Good business web writers write for the market, not for themselves.
That’s the point I tried to get across to a former colleague, who has a long history of reporting for various publications. He took exception to my most recent blog entry about ‘plain talk’, in which I stated, it’s important for web writers to put the flowery terms and egos away, and genuinely cater to websites’ audiences.
“Why dummy down my copywriting and limit my prose for others?” was the point he repeatedly made. To churn out his best work, he insisted, he must write for himself.
I respect his points, but speaking specifically about web writing for business, I don’t agree with his approach.
When you’re writing web copy for business, you are assembling the right words and messages to:
- Attract and qualify targeted consumers
- Engage visitors by catering to their emotional needs
- Give visitors relevant information to help them to logically justify their decisions
- Influence your visitors to make a desired action (i.e. make purchase)
- Reassure visitors they made the right decision
Writing for the target audience — and the desired action — is in the best interest of the client’s business.

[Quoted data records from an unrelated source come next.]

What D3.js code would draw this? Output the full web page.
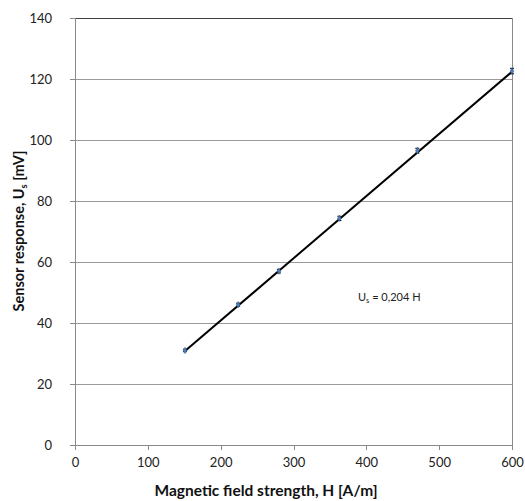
<!DOCTYPE html>
<html><head><meta charset="utf-8">
<script src="https://cdn.jsdelivr.net/npm/d3@7"></script>
<style>body{margin:0;background:#fff}svg{display:block}text{font-family:Lato,"Open Sans",sans-serif}</style>
</head><body>
<svg id="c" width="525" height="501"></svg>
<script>
const fieldH = [151, 224, 280, 363, 470, 600];
const response = [31, 46, 57, 74.3, 96.5, 122.6];
const errorBar = [0.4, 0.5, 0.6, 0.7, 0.8, 0.9];
const slope = 0.204;
const xTicks = [0, 100, 200, 300, 400, 500, 600];
const yTicks = [0, 20, 40, 60, 80, 100, 120, 140];

const svg = d3.select("#c");
const L = 75, R = 512, T = 18, B = 445;
const x = d3.scaleLinear().domain([0, 600]).range([L, R]);
const y = d3.scaleLinear().domain([0, 140]).range([B, T]);

// gridlines
svg.append("g").selectAll("line").data(yTicks.filter(d => d > 0 && d < 140)).join("line")
  .attr("x1", L).attr("x2", R).attr("y1", d => y(d)).attr("y2", d => y(d))
  .attr("stroke", "#9a9a9a").attr("stroke-width", 1).attr("shape-rendering", "crispEdges");

// top & right borders
svg.append("line").attr("x1", L).attr("x2", R).attr("y1", T).attr("y2", T)
  .attr("stroke", "#404040").attr("shape-rendering", "crispEdges");
svg.append("line").attr("x1", R).attr("x2", R).attr("y1", T).attr("y2", B)
  .attr("stroke", "#8a8a8a").attr("shape-rendering", "crispEdges");

// axes
const xAxis = svg.append("g").attr("transform", `translate(0,${B})`)
  .call(d3.axisBottom(x).tickValues(xTicks).tickSize(5).tickPadding(8).tickFormat(d3.format("d")));
const yAxis = svg.append("g").attr("transform", `translate(${L},0)`)
  .call(d3.axisLeft(y).tickValues(yTicks).tickSize(5).tickPadding(18).tickFormat(d3.format("d")));
[xAxis, yAxis].forEach(g => {
  g.select(".domain").attr("stroke", "#8a8a8a").attr("shape-rendering", "crispEdges");
  g.selectAll(".tick line").attr("stroke", "#8a8a8a").attr("shape-rendering", "crispEdges");
  g.selectAll("text").attr("font-family", "Lato, 'Open Sans', sans-serif").attr("font-size", 13).attr("fill", "#222");
});
xAxis.select(".domain").attr("d", `M${L},5V0H${R}V5`);
yAxis.select(".domain").attr("d", `M-5,${T}H0V${B}H-5`);

// trendline
const h0 = d3.min(fieldH), h1 = d3.max(fieldH);
svg.append("line").attr("x1", x(h0)).attr("y1", y(slope * h0)).attr("x2", x(h1)).attr("y2", y(slope * h1))
  .attr("stroke", "#000").attr("stroke-width", 2);

// error bars
const pts = fieldH.map((h, i) => ({h, u: response[i], e: errorBar[i]}));
const eb = svg.append("g").selectAll("g").data(pts).join("g");
eb.append("line").attr("x1", d => x(d.h)).attr("x2", d => x(d.h))
  .attr("y1", d => y(d.u - d.e)).attr("y2", d => y(d.u + d.e)).attr("stroke", "#000");
eb.append("line").attr("x1", d => x(d.h) - 2).attr("x2", d => x(d.h) + 2)
  .attr("y1", d => y(d.u + d.e)).attr("y2", d => y(d.u + d.e)).attr("stroke", "#000");
eb.append("line").attr("x1", d => x(d.h) - 2).attr("x2", d => x(d.h) + 2)
  .attr("y1", d => y(d.u - d.e)).attr("y2", d => y(d.u - d.e)).attr("stroke", "#000");

// markers
svg.append("g").selectAll("path").data(pts).join("path")
  .attr("transform", d => `translate(${x(d.h)},${y(d.u)})`)
  .attr("d", d3.symbol(d3.symbolDiamond, 12))
  .attr("fill", "#4a7ebb").attr("stroke", "#385d8a").attr("stroke-width", 0.5);

// annotation
const ann = svg.append("text").attr("x", 358).attr("y", 301).attr("font-size", 11).attr("fill", "#222");
ann.append("tspan").text("U");
ann.append("tspan").attr("font-size", 7.5).attr("dy", 2).text("s");
ann.append("tspan").attr("dy", -2).text(" = 0,204 H");

// axis titles
svg.append("text").attr("x", 266).attr("y", 496).attr("text-anchor", "middle")
  .attr("font-size", 15.5).attr("font-weight", "bold").attr("fill", "#111")
  .text("Magnetic field strength, H [A/m]");
const yt = svg.append("text").attr("transform", "translate(24,231) rotate(-90)").attr("text-anchor", "middle")
  .attr("font-size", 14.5).attr("font-weight", "bold").attr("fill", "#111");
yt.append("tspan").text("Sensor response, U");
yt.append("tspan").attr("font-size", 9.5).attr("dy", 3).text("s");
yt.append("tspan").attr("dy", -3).text(" [mV]");
</script>
</body></html>
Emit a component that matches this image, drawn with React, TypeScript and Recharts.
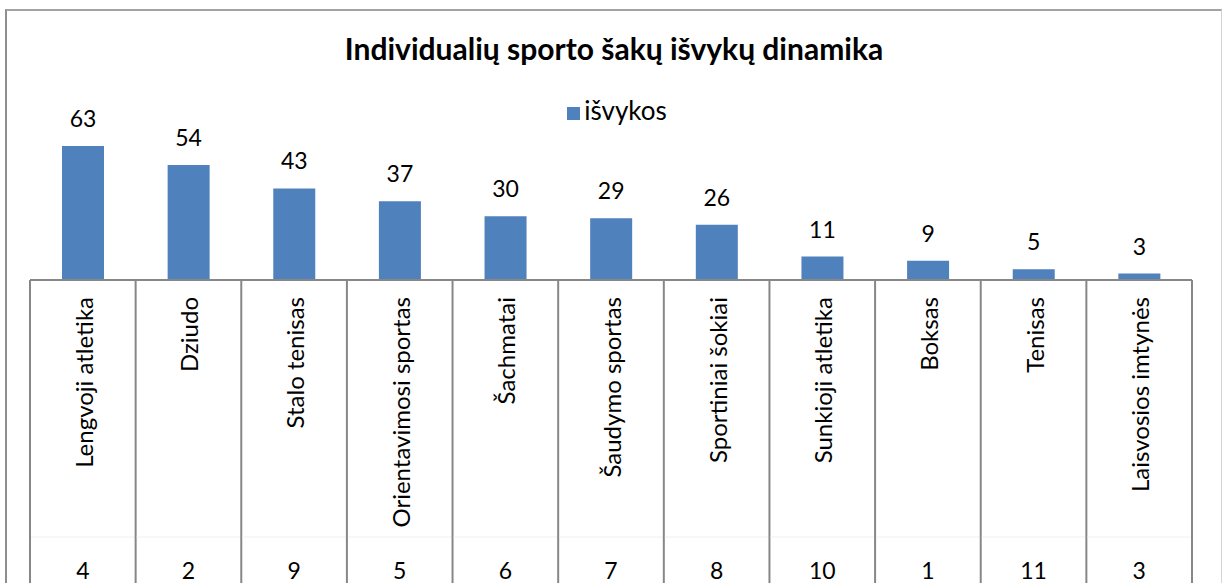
import React from 'react';
import { BarChart, Bar, XAxis, YAxis, Legend, LabelList } from 'recharts';

const sports = [
  'Lengvoji atletika',
  'Dziudo',
  'Stalo tenisas',
  'Orientavimosi sportas',
  'Šachmatai',
  'Šaudymo sportas',
  'Sportiniai šokiai',
  'Sunkioji atletika',
  'Boksas',
  'Tenisas',
  'Laisvosios imtynės',
];
const trips = [63, 54, 43, 37, 30, 29, 26, 11, 9, 5, 3];
const tableRow = [4, 2, 9, 5, 6, 7, 8, 10, 1, 11, 3];

const data = sports.map((sport, i) => ({ sport, trips: trips[i], row: tableRow[i] }));

const W = 1222;
const H = 583;
const M = { top: 131, right: 30, left: 30, bottom: 0 };
const BAND = (W - M.left - M.right) / sports.length;
const FONT = 'Lato, "Open Sans", sans-serif';
const GRID = '#878787';

// category label + data table cell drawn as one tick
const TableTick = (props: any) => {
  const { x, y, payload, index } = props;
  const left = x - BAND / 2;
  const right = x + BAND / 2;
  const isLast = index === sports.length - 1;
  return (
    <g>
      <line x1={left} y1={y} x2={left} y2={H} stroke={GRID} strokeWidth={2} />
      {isLast && <line x1={right} y1={y} x2={right} y2={H} stroke={GRID} strokeWidth={2} />}
      <line x1={left + 1} y1={y + 257} x2={right - 1} y2={y + 257} stroke="#f0f0f0" strokeWidth={1} />
      <text
        x={x + 10}
        y={y + 17}
        transform={`rotate(-90, ${x + 10}, ${y + 17})`}
        textAnchor="end"
        fontFamily={FONT}
        fontSize={24}
        fill="#000"
      >
        {payload.value}
      </text>
      <text x={x} y={y + 299} textAnchor="middle" fontFamily={FONT} fontSize={23} fill="#000">
        {data[index].row}
      </text>
    </g>
  );
};

export default function App() {
  return (
    <div
      style={{
        position: 'absolute',
        left: 0,
        top: 0,
        width: W,
        height: H,
        overflow: 'hidden',
        background: '#fff',
      }}
    >
      {/* chart frame */}
      <div
        style={{
          position: 'absolute',
          left: 5,
          top: 9,
          width: 1214,
          height: 620,
          borderLeft: '2px solid #8e8e8e',
          borderTop: '2px solid #a3a3a3',
          borderRight: '1px solid #d4d4d4',
        }}
      />
      <div
        style={{
          position: 'absolute',
          left: 0,
          top: 33,
          width: 1228,
          textAlign: 'center',
          fontFamily: FONT,
          fontWeight: 700,
          fontSize: 30,
          lineHeight: '30px',
          color: '#000',
        }}
      >
        Individualių sporto šakų išvykų dinamika
      </div>
      <BarChart width={W} height={H} data={data} margin={M} barCategoryGap="30%">
        <YAxis hide domain={[0, 70]} />
        <XAxis
          dataKey="sport"
          interval={0}
          height={303}
          tickSize={0}
          tickMargin={0}
          tickLine={false}
          axisLine={{ stroke: GRID, strokeWidth: 2 }}
          tick={<TableTick />}
        />
        <Legend
          layout="horizontal"
          align="center"
          verticalAlign="middle"
          iconType="square"
          iconSize={13}
          wrapperStyle={{ top: 94, left: 11, width: W, fontFamily: FONT, fontSize: 26 }}
          formatter={(v: string) => <span style={{ color: '#000' }}>{v}</span>}
        />
        <Bar dataKey="trips" name="išvykos" fill="#4F81BD" barSize={42} isAnimationActive={false}>
          <LabelList dataKey="trips" position="top" offset={19} fontFamily={FONT} fontSize={23} fill="#000" />
        </Bar>
      </BarChart>
    </div>
  );
}
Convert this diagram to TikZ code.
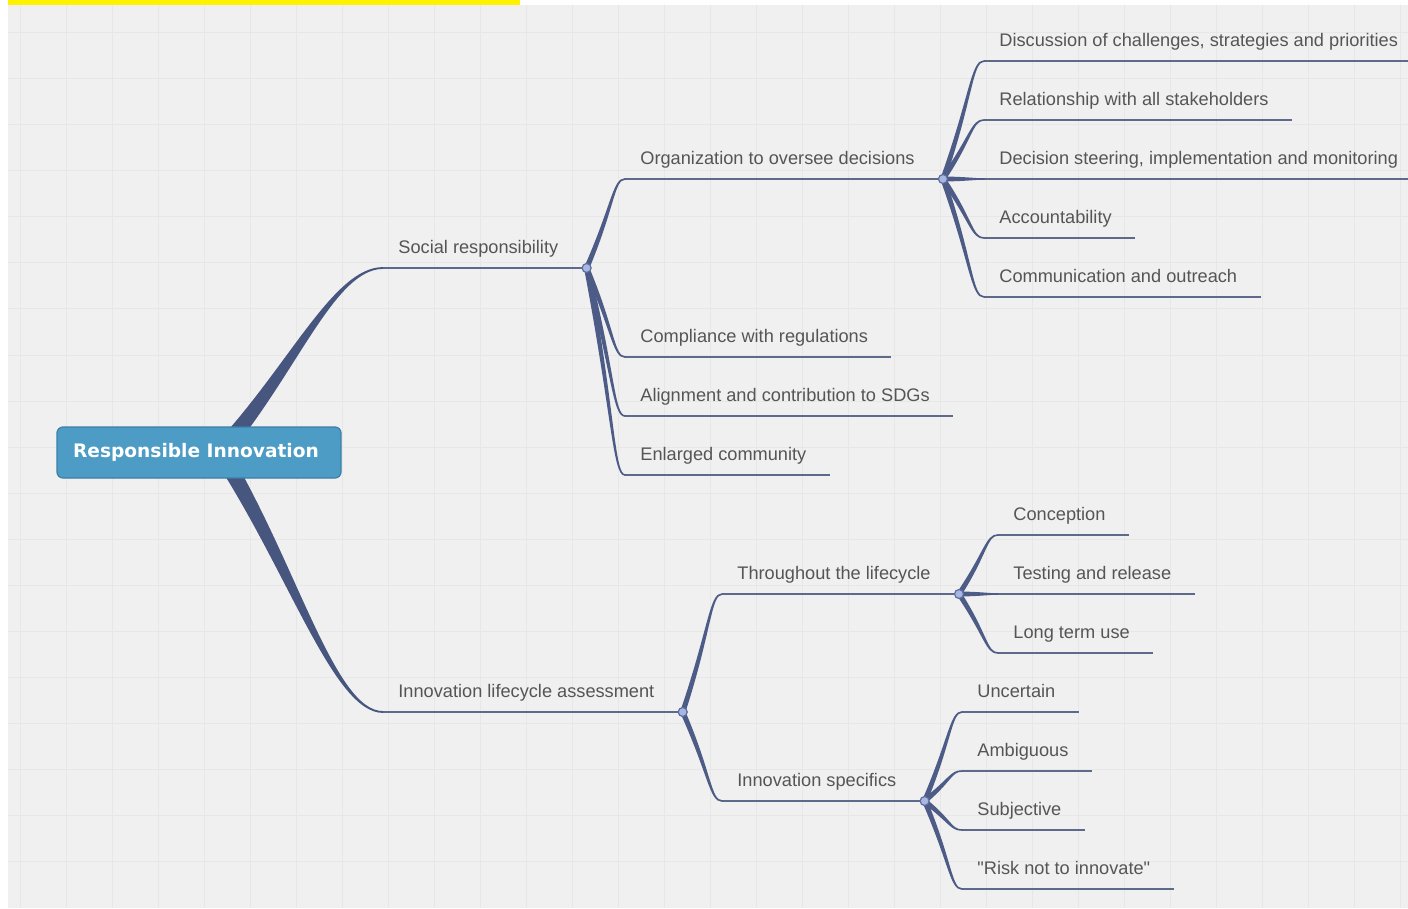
\documentclass[tikz,border=0pt]{standalone}
\usepackage{fontspec}
\usetikzlibrary{positioning, calc}
\newfontfamily\labelface{Liberation Sans}
\newfontfamily\rootface{DejaVu Sans}

\definecolor{paper}{HTML}{F0F0F0}
\definecolor{gridcol}{HTML}{E7E7E7}
\definecolor{boughcol}{HTML}{46567E}
\definecolor{twigcol}{HTML}{4D5C86}
\definecolor{rulecol}{HTML}{5E6A8A}
\definecolor{knotfill}{HTML}{A8B6E2}
\definecolor{knotline}{HTML}{5B6C9E}
\definecolor{rootfill}{HTML}{4C9CC5}
\definecolor{rootline}{HTML}{3C7FA8}
\definecolor{textgray}{HTML}{555555}

\pgfdeclarelayer{back}
\pgfsetlayers{back,main}

\tikzset{
    % tapered curve: fraction along, fraction back, half width
    flow/.style n args={3}{to path={
        -- ($(\tikztostart)!#3!90:(\tikztotarget)$)
        .. controls ($(\tikztostart)!#1!(\tikztotarget)+(\tikztostart)!.6*#3!90:(\tikztotarget)-(\tikztostart)$)
        and ($(\tikztotarget)!#2!(\tikztotarget-|\tikztostart)$) .. (\tikztotarget)
        .. controls ($(\tikztotarget)!#2!(\tikztotarget-|\tikztostart)$)
        and ($(\tikztostart)!#1!(\tikztotarget)+(\tikztostart)!.6*#3!-90:(\tikztotarget)-(\tikztostart)$)
        .. ($(\tikztostart)!#3!-90:(\tikztotarget)$) -- cycle}},
    bough/.style={draw=boughcol, fill=boughcol, line width=.9pt, line join=round, flow={.45}{.3}{3.8pt}},
    twig/.style={draw=twigcol, fill=twigcol, line width=.8pt, line join=round, flow={.7}{.3}{.9pt}},
    rule/.style={draw=rulecol, line width=.9pt},
    topic/.style={anchor=south west, inner sep=0pt, text=textgray, text depth=7pt,
        font=\labelface\fontsize{9.1}{11}\selectfont,
        execute at begin node=\hspace*{7.5pt}, execute at end node=\hspace*{#1}},
    topic/.default=11.5pt,
    knot/.style={circle, fill=knotfill, draw=knotline, line width=.6pt, inner sep=0pt, minimum size=4.5pt},
    root/.style={rounded corners=3pt, fill=rootfill, draw=rootline, line width=.6pt,
        minimum width=142pt, minimum height=25.5pt, text=white,
        font=\rootface\bfseries\fontsize{9.3}{11}\selectfont},
}

\begin{document}
\begin{tikzpicture}[x=0.5pt, y=-0.5pt]
    \useasboundingbox (0,0) rectangle (1408,909);
    \begin{pgfonlayer}{back}
        \fill[white] (0,0) rectangle (1408,909);
        \fill[paper] (8,5) rectangle (1408,908);
        \foreach \gx in {0,...,30}
            \draw[gridcol, line width=.5pt] ({20.7+46*\gx},5) -- ({20.7+46*\gx},908);
        \foreach \gy in {0,...,18}
            \draw[gridcol, line width=.5pt] (8,{33+46*\gy}) -- (1408,{33+46*\gy});
        \fill[yellow] (8,0) rectangle (520,5);
    \end{pgfonlayer}

    \node[root] (root) at (199,452.5) {Responsible Innovation\hspace*{3pt}};
    \coordinate (rootC) at (220,452);

    % first level
    \node[topic=14pt] (social) at (383,268) {Social responsibility};
    \node[topic=14pt] (assess) at (383,712) {Innovation lifecycle assessment};

    % social responsibility
    \node[topic=14pt] (org) at (625,179) {Organization to oversee decisions};
    \node[topic] (comply) at (625,357) {Compliance with regulations};
    \node[below=29.5pt of comply.south west, topic] (sdg) {Alignment and contribution to SDGs};
    \node[below=29.5pt of sdg.south west, topic] (community) {Enlarged community};

    \node[topic] (discuss) at (984,61) {Discussion of challenges, strategies and priorities};
    \node[below=29.5pt of discuss.south west, topic] (stake) {Relationship with all stakeholders};
    \node[below=29.5pt of stake.south west, topic] (steer) {Decision steering, implementation and monitoring};
    \node[below=29.5pt of steer.south west, topic] (account) {Accountability};
    \node[below=29.5pt of account.south west, topic] (outreach) {Communication and outreach};

    % lifecycle assessment
    \node[topic=14pt] (cycle) at (722,594) {Throughout the lifecycle};
    \node[topic=14pt] (specs) at (722,801) {Innovation specifics};

    \node[topic] (concept) at (998,535) {Conception};
    \node[below=29.5pt of concept.south west, topic] (testing) {Testing and release};
    \node[below=29.5pt of testing.south west, topic] (longterm) {Long term use};

    \node[topic] (uncertain) at (962,712) {Uncertain};
    \node[below=29.5pt of uncertain.south west, topic] (ambig) {Ambiguous};
    \node[below=29.5pt of ambig.south west, topic] (subject) {Subjective};
    \node[below=29.5pt of subject.south west, topic] (risk) {"Risk not to innovate"};

    \foreach \n in {social, assess, org, comply, sdg, community, discuss, stake, steer,
        account, outreach, cycle, specs, concept, testing, longterm, uncertain, ambig, subject, risk}
        \draw[rule] (\n.south west) -- (\n.south east);

    \begin{pgfonlayer}{back}
        \draw[bough] (rootC) to (social.south west);
        \draw[bough] (rootC) to (assess.south west);
    \end{pgfonlayer}

    \foreach \kid in {org, comply, sdg, community}
        \draw[twig] (social.south east) to (\kid.south west);
    \foreach \kid in {discuss, stake, steer, account, outreach}
        \draw[twig] (org.south east) to (\kid.south west);
    \foreach \kid in {cycle, specs}
        \draw[twig] (assess.south east) to (\kid.south west);
    \foreach \kid in {concept, testing, longterm}
        \draw[twig] (cycle.south east) to (\kid.south west);
    \foreach \kid in {uncertain, ambig, subject, risk}
        \draw[twig] (specs.south east) to (\kid.south west);

    \foreach \n in {social, assess, org, cycle, specs}
        \node[knot] (knot-\n) at (\n.south east) {};
\end{tikzpicture}
\end{document}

Some copywriters actually write for the client, but that can be counter-productive. We’ve had several clients ask us to put their value statements on the homepage. But we’re quick to explain online visitors don’t want to read, “We’re dedicated to providing (insert generic speech here).” Potential clients want to know what you can do for them and what kind of experience they can anticipate.
It’s much like the many cases I know of where web designers created worthless website intros because misinformed clients requested them. Instead, web designers should educate clients on why this tactic is ineffective, and a waste of time and money.
If you’re writing poetry or want to be the next Bob Dylan, certainly, write for yourself. Writing for yourself is, after all, romantic and more satisfying for most writers. However, in the business realm, it isn’t in the client’s best interest.
Write for the market, not for yourself.